Examples highlighted in the report included the inquests following the Hillsborough and MEN Arena Disasters, for which the bereaved families had to go through a lengthy means assessments to try and secure funding for representation. This prompted MP's to call on the Government to try and establish a 'merits only' style assessment for families to receive legal aid at Inquests. They argued that:

"Equality of arms is a fundamental requirement to allow families to participate fully in the inquest process. This calls for both families and state bodies to have the same access to legal representation throughout the process by removing the means assessment hurdle families currently have to overcome"

The Commons Justice Select Committee have now implemented a non-means tested legal aid for families at inquests, with a deadline for roll out expected to commence in January 2022 to implement the change

New Position

From 12 January 2022, the Government has announced that bereaved families facing Article 2 inquests will no longer face a means test, and that full funding will now be made available to families who previously faced paying substantial costs towards legal representation. The means test will be removed, and families entitled to exceptional case funding (ECF) will no longer have to pay. Funding is also expected to be made available for cases that sit outside the ECF criteria, but where the actions of state bodies require scrutiny, as proposed in the amendments to the Judicial Review and Courts Bill.

Exceptional Case Funding

When the Government removed public funding (Legal Aid) for a lot of proceedings, it also introduced Exceptional Case Funding. This was a safety net that allowed applications to be made, on a case-by-case basis, for matters that justified public funding.

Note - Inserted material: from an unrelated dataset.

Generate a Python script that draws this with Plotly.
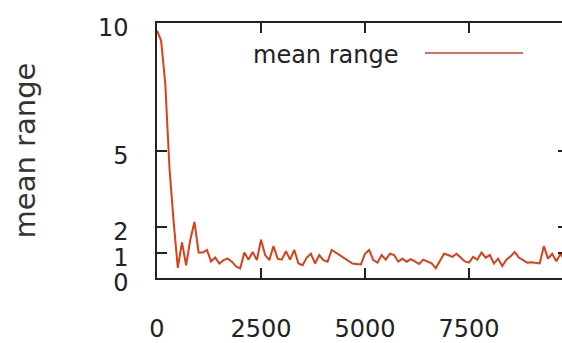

The case would need to have special merit that required funding and representation at an inquest, based on the person's specific circumstances, including what is hoped to be gained by attendance and assistance with supporting an individual through the inquest. The Legal Aid Agency require the following to be satisfied before funding will be provided:

  1. The legal representative must have a contract that allows it to do Legal Aid work in this Category of law. If not, it must explain why it is necessary for the effective administration of justice to conduct the matter.

  2. Set out the basis for exceptional funding.

  3. The work that will need to be done

  4. Why the failure to provide legal aid for this work will breach a convention right.

  5. The importance of the issues to the client.

  6. The complexity of the case

  7. The capability of the individual to represent themselves, taking into account their education skills, experience, any relevant disability or capacity issues

In response to the Justice Committee inquiry, the Government announced:

"The change is a huge step forward. It will make the process fairer for many bereaved people, who face teams of state lawyers at inquests that are defending the interests of organisations, who may have caused or contributed to the death".

Although this is a welcome shift by the Government, that may help ensure families rightfully have a meaningful voice and are able to contribute fully to the process, obtaining funding is not as straight forward as it seems. The case will have to be exceptional and unique.